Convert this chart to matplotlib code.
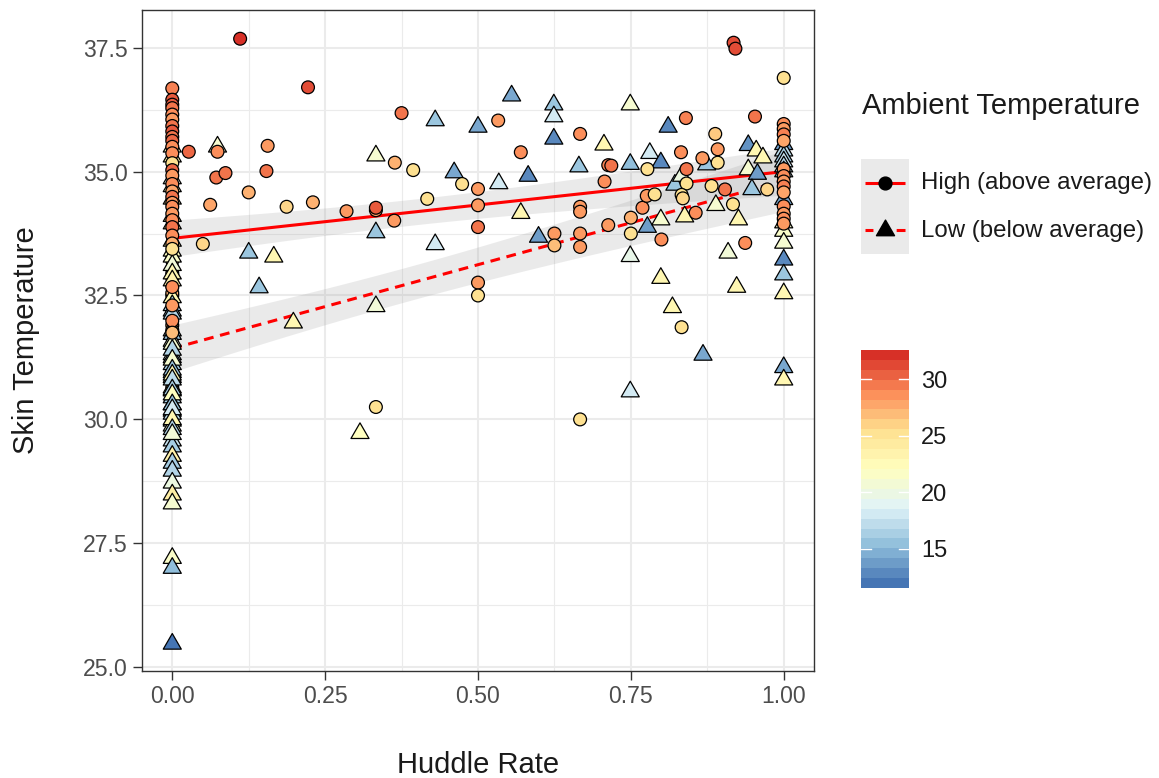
import numpy as np
import matplotlib
matplotlib.use("Agg")
import matplotlib.pyplot as plt
import matplotlib.transforms as mtransforms
from matplotlib.colors import LinearSegmentedColormap, Normalize
from matplotlib.path import Path
from matplotlib.patches import Rectangle
from matplotlib.cm import ScalarMappable

plt.rcParams['font.family'] = ['Liberation Sans', 'DejaVu Sans']

# ---- data: High ambient temperature (circles) ----
# huddle rate 0, visible part of the stack
high_col0_skin = [36.68, 36.45, 36.35, 36.28, 36.15, 36.05, 35.92, 35.81, 35.70, 35.62,
                  35.50, 35.37, 35.17, 35.03, 34.92, 34.75, 34.60, 34.49, 34.37, 34.29,
                  34.15, 34.02, 33.88, 33.71, 33.55, 33.44, 32.67, 32.30, 31.99, 31.75]
high_col0_amb = [29.5, 31.0, 31.0, 30.0, 29.0, 28.5, 30.0, 31.0, 30.0, 30.5,
                 29.0, 29.0, 25.5, 30.5, 28.5, 29.0, 28.0, 30.0, 28.5, 29.0,
                 28.5, 29.0, 30.0, 29.0, 27.5, 25.5, 29.0, 28.5, 29.0, 27.0]
# huddle rate 0, circles lying under the triangles
high_col0_under_skin = [33.20, 32.95, 32.50, 33.30, 33.05, 32.85, 32.70, 32.55, 32.40, 32.15,
                        32.05, 31.90, 31.80, 31.65, 31.50, 31.35, 31.15, 30.95, 30.75, 30.55,
                        30.45, 31.05, 30.85, 30.65]
high_col0_under_amb = [28.0, 27.0, 28.0, 28.5, 29.0, 28.0, 28.5, 27.5, 29.0, 28.0,
                       28.0, 28.5, 27.0, 28.5, 27.5, 29.0, 27.0, 26.0, 25.5, 26.5,
                       25.5, 27.0, 26.0, 25.5]

high_mid_x = [0.111, 0.222, 0.027, 0.074, 0.072, 0.087, 0.062, 0.050, 0.125, 0.156,
              0.154, 0.187, 0.230, 0.285, 0.333, 0.333, 0.364, 0.363, 0.375, 0.394,
              0.417, 0.474, 0.333, 0.5, 0.5, 0.5, 0.5, 0.5, 0.533, 0.570,
              0.625, 0.625, 0.667, 0.667, 0.667, 0.667, 0.667, 0.667, 0.707, 0.713,
              0.718, 0.713, 0.75, 0.75, 0.769, 0.776, 0.777, 0.789, 0.8, 0.832,
              0.840, 0.841, 0.841, 0.833, 0.835, 0.833, 0.856, 0.867, 0.888, 0.892,
              0.892, 0.882, 0.904, 0.917, 0.918, 0.921, 0.937, 0.953, 0.973]
high_mid_skin = [37.68, 36.70, 35.40, 35.40, 34.88, 34.97, 34.33, 33.54, 34.58, 35.52,
                 35.01, 34.29, 34.38, 34.20, 34.22, 34.27, 35.18, 34.01, 36.18, 35.03,
                 34.45, 34.75, 30.25, 34.65, 34.32, 33.88, 32.76, 32.50, 36.03, 35.39,
                 33.75, 33.51, 35.76, 34.29, 34.19, 33.75, 33.48, 30.00, 34.80, 35.13,
                 35.12, 33.92, 34.07, 33.75, 34.27, 34.51, 35.05, 34.54, 33.63, 35.39,
                 36.08, 35.05, 34.76, 34.53, 34.46, 31.86, 34.17, 35.27, 35.76, 35.45,
                 35.18, 34.71, 34.64, 34.34, 37.60, 37.48, 33.56, 36.11, 34.64]
high_mid_amb = [32.57, 31.5, 30.5, 29.0, 30.0, 30.0, 28.0, 26.0, 27.5, 28.5,
                30.0, 26.0, 27.5, 28.5, 28.5, 31.0, 27.5, 28.5, 30.0, 25.5,
                25.5, 25.5, 25.5, 28.5, 28.5, 30.0, 28.5, 25.5, 28.5, 29.0,
                28.5, 27.0, 29.0, 28.5, 28.5, 28.5, 28.5, 25.5, 29.0, 29.5,
                30.0, 28.5, 27.5, 25.5, 29.0, 28.5, 25.5, 25.5, 29.0, 29.0,
                29.5, 30.0, 25.5, 25.5, 26.0, 25.5, 29.0, 28.5, 26.5, 28.5,
                25.5, 25.5, 30.0, 25.5, 31.5, 31.5, 29.0, 30.0, 26.0]

high_col1_skin = [36.89, 35.96, 35.86, 35.75, 35.62, 35.05, 34.91, 34.80, 34.70, 34.58,
                  34.30, 34.15, 34.05, 33.95]
high_col1_amb = [25.5, 29.0, 28.5, 29.5, 28.0, 28.5, 29.0, 28.5, 29.5, 28.0,
                 29.0, 28.5, 29.0, 28.5]

# ---- data: Low ambient temperature (triangles) ----
low_col0_skin = [35.50, 35.30, 34.86, 34.70, 34.45, 34.10, 33.95, 33.60, 33.40, 33.28,
                 33.11, 32.94, 32.80, 32.46, 32.30, 32.19, 32.13, 31.79, 31.72, 31.58,
                 31.52, 31.31, 31.25, 31.11, 30.95, 30.85, 30.64, 30.58, 30.44, 30.30,
                 30.17, 30.11, 29.97, 29.87, 29.57, 29.45, 29.26, 29.12, 28.96, 28.72,
                 28.48, 28.30, 27.20, 27.00, 25.47, 31.40, 31.20, 31.00, 30.90, 30.80,
                 30.60, 30.50, 30.30, 30.20, 30.00, 29.80, 29.70]
low_col0_amb = [21.5, 23.0, 19.5, 22.0, 23.0, 23.5, 23.0, 23.5, 22.0, 21.5,
                20.5, 23.0, 23.5, 23.0, 16.0, 16.0, 16.5, 16.0, 15.5, 20.5,
                21.0, 18.5, 16.0, 16.0, 14.5, 15.5, 23.0, 24.0, 16.0, 23.5,
                16.0, 17.0, 21.0, 20.5, 17.5, 16.0, 23.5, 16.0, 16.5, 20.0,
                24.0, 21.0, 21.5, 15.0, 11.55, 16.5, 21.0, 15.5, 23.0, 17.0,
                16.0, 22.0, 15.5, 18.0, 23.0, 16.5, 20.5]

low_mid_x = [0.074, 0.125, 0.142, 0.166, 0.198, 0.307, 0.333, 0.333, 0.333, 0.430,
             0.430, 0.461, 0.5, 0.534, 0.555, 0.570, 0.582, 0.599, 0.624, 0.624,
             0.624, 0.665, 0.706, 0.749, 0.749, 0.749, 0.749, 0.777, 0.781, 0.799,
             0.799, 0.799, 0.811, 0.818, 0.822, 0.833, 0.838, 0.868, 0.874, 0.889,
             0.909, 0.923, 0.926, 0.942, 0.955, 0.966, 0.942, 0.957, 0.948]
low_mid_skin = [35.50, 33.36, 32.66, 33.28, 31.95, 29.72, 35.32, 33.77, 32.28, 36.03,
                33.53, 34.98, 35.90, 34.76, 36.53, 34.16, 34.91, 33.68, 36.35, 36.11,
                35.66, 35.10, 35.54, 36.35, 35.15, 33.29, 30.56, 33.88, 35.37, 35.18,
                34.03, 32.85, 35.90, 32.26, 34.73, 34.91, 34.09, 31.30, 35.14, 34.32,
                33.36, 32.67, 34.03, 35.53, 35.42, 35.28, 35.04, 34.95, 34.64]
low_mid_amb = [21.0, 15.5, 15.5, 23.0, 23.0, 22.0, 21.0, 15.5, 20.5, 15.5,
               18.0, 14.0, 14.0, 18.0, 14.0, 23.0, 12.5, 13.5, 15.5, 18.0,
               12.5, 15.5, 23.0, 21.0, 15.0, 19.5, 18.0, 13.5, 18.0, 12.5,
               21.0, 23.0, 12.5, 23.0, 15.5, 20.0, 23.0, 14.0, 15.5, 21.0,
               20.5, 23.0, 23.0, 13.0, 23.0, 23.0, 21.0, 13.5, 15.5]

low_col1_skin = [35.55, 35.42, 35.30, 35.20, 35.10, 35.00, 34.44, 33.97, 33.80, 33.56,
                 33.22, 32.92, 32.54, 31.05, 30.80]
low_col1_amb = [13.5, 17.0, 16.0, 17.5, 16.5, 17.0, 14.0, 21.0, 21.5, 21.0,
                12.5, 15.5, 23.0, 14.0, 23.0]

group_labels = ['High (above average)', 'Low (below average)']
x_ticks = [0.0, 0.25, 0.5, 0.75, 1.0]
y_ticks = [25.0, 27.5, 30.0, 32.5, 35.0, 37.5]
cbar_ticks = [15, 20, 25, 30]
palette = ['#4575B4', '#91BFDB', '#E0F3F8', '#FFFFBF', '#FEE090', '#FC8D59', '#D73027']


def build(col0_skin, mid_x, mid_skin, col1_skin, col0_amb, mid_amb, col1_amb):
    x = np.concatenate([np.zeros(len(col0_skin)), mid_x, np.ones(len(col1_skin))])
    y = np.concatenate([col0_skin, mid_skin, col1_skin])
    c = np.concatenate([col0_amb, mid_amb, col1_amb])
    return x, y, c


def lm_band(x, y, grid):
    slope, icpt = np.polyfit(x, y, 1)
    fit = icpt + slope * grid
    n = len(x)
    s = np.sqrt(np.sum((y - (icpt + slope * x)) ** 2) / (n - 2))
    sxx = np.sum((x - x.mean()) ** 2)
    se = s * np.sqrt(1.0 / n + (grid - x.mean()) ** 2 / sxx)
    return fit, fit - 1.98 * se, fit + 1.98 * se


hx, hy, hc = build(high_col0_skin, high_mid_x, high_mid_skin, high_col1_skin,
                   high_col0_amb, high_mid_amb, high_col1_amb)
ux = np.zeros(len(high_col0_under_skin))
uy = np.array(high_col0_under_skin)
uc = np.array(high_col0_under_amb)
lx, ly, lc = build(low_col0_skin, low_mid_x, low_mid_skin, low_col1_skin,
                   low_col0_amb, low_mid_amb, low_col1_amb)

cmap = LinearSegmentedColormap.from_list('rdylbu7', palette)
all_amb = np.concatenate([hc, uc, lc])
norm = Normalize(vmin=all_amb.min(), vmax=all_amb.max())

tri = Path([(0, 1), (-0.866, -0.5), (0.866, -0.5), (0, 1)],
           [Path.MOVETO, Path.LINETO, Path.LINETO, Path.CLOSEPOLY])

W, H = 1159, 778
fig = plt.figure(figsize=(W / 100, H / 100), dpi=100)
ax = fig.add_axes([141.7 / W, 1 - 670.7 / H, 672.6 / W, 660.7 / H])

grid = np.linspace(0, 1, 80)
fits = [(np.concatenate([hx, ux]), np.concatenate([hy, uy]), '-'),
        (lx, ly, (0, (3.2, 2.2)))]
for x, y, ls in fits:
    fit, lo, hi = lm_band(x, y, grid)
    ax.fill_between(grid, lo, hi, color='#999999', alpha=0.2, lw=0, zorder=2)
    ax.plot(grid, fit, color='red', lw=2.2, ls=ls, zorder=2.5)

ax.scatter(ux, uy, c=uc, cmap=cmap, norm=norm, marker='o', s=85,
           edgecolors='black', linewidths=0.9, zorder=2.8)
ax.scatter(lx, ly, c=lc, cmap=cmap, norm=norm, marker=tri, s=225,
           edgecolors='black', linewidths=0.9, zorder=3)
ax.scatter(hx, hy, c=hc, cmap=cmap, norm=norm, marker='o', s=85,
           edgecolors='black', linewidths=0.9, zorder=3.2)

ax.set_xlim(-0.05, 1.05)
ax.set_ylim(24.93, 38.26)
ax.set_xticks(x_ticks)
ax.set_xticklabels([f'{v:.2f}' for v in x_ticks])
ax.set_yticks(y_ticks)
ax.set_yticklabels([f'{v:.1f}' for v in y_ticks])
ax.set_xticks([0.125, 0.375, 0.625, 0.875], minor=True)
ax.set_yticks([26.25, 28.75, 31.25, 33.75, 36.25], minor=True)
ax.grid(which='major', color='#ebebeb', lw=1.5, zorder=0)
ax.grid(which='minor', color='#ebebeb', lw=0.8, zorder=0)
ax.set_axisbelow(True)
ax.tick_params(which='major', length=6.5, width=1.0, color='#333333',
               labelsize=16.6, labelcolor='#4d4d4d', pad=3.5)
ax.tick_params(which='minor', length=0)
for sp in ax.spines.values():
    sp.set_color('#333333')
    sp.set_linewidth(1.0)

fig.text(26 / W, 1 - 340 / H, 'Skin Temperature', rotation=90, ha='center',
         va='center', fontsize=21, color='#1a1a1a')
fig.text(478 / W, 1 - 773 / H, 'Huddle Rate', ha='center', va='baseline',
         fontsize=21, color='#1a1a1a')

# ---- legend: shape / line keys ----
fig.text(862 / W, 1 - 114 / H, 'Ambient Temperature', ha='left', va='baseline',
         fontsize=21, color='#1a1a1a')
lax = fig.add_axes([861 / W, 1 - 254 / H, 48 / W, 95 / H])
lax.set_xlim(0, 1)
lax.set_ylim(0, 2)
lax.axis('off')
lax.add_patch(Rectangle((0, 0), 1, 2, facecolor='#999999', alpha=0.2, lw=0))
lax.plot([0.08, 0.92], [1.5, 1.5], color='red', lw=2.2, solid_capstyle='butt')
lax.plot([0.08, 0.92], [0.5, 0.5], color='red', lw=2.2, ls=(0.6, (3.2, 2.2)))
lax.scatter([0.5], [1.5], marker='o', s=85, c='black', zorder=3)
lax.scatter([0.5], [0.5], marker=tri, s=225, c='black', zorder=3)
for label, yp in zip(group_labels, [183, 230.5]):
    fig.text(921 / W, 1 - yp / H, label, ha='left', va='center',
             fontsize=17.3, color='#1a1a1a')

# ---- legend: colour bar ----
cax = fig.add_axes([861 / W, 1 - 588 / H, 48 / W, 238 / H])
bar = ScalarMappable(norm=norm, cmap=cmap.resampled(24))
cb = fig.colorbar(bar, cax=cax, ticks=cbar_ticks)
cb.outline.set_visible(False)
cax.tick_params(length=0, labelsize=17, labelcolor='#1a1a1a', pad=8.5)
trans = mtransforms.blended_transform_factory(cax.transAxes, cax.transData)
for t in cbar_ticks:
    cax.plot([0, 0.2], [t, t], color='white', lw=1.0, transform=trans)
    cax.plot([0.8, 1], [t, t], color='white', lw=1.0, transform=trans)

fig.savefig('out.png', dpi=100)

**Task objective:**
Locate all lines in the listing above with the word "matplotlib". Copy them.

**Finished answer:**
Convert this chart to matplotlib code.
import matplotlib
matplotlib.use("Agg")
import matplotlib.pyplot as plt
import matplotlib.transforms as mtransforms
from matplotlib.colors import LinearSegmentedColormap, Normalize
from matplotlib.path import Path
from matplotlib.patches import Rectangle
from matplotlib.cm import ScalarMappable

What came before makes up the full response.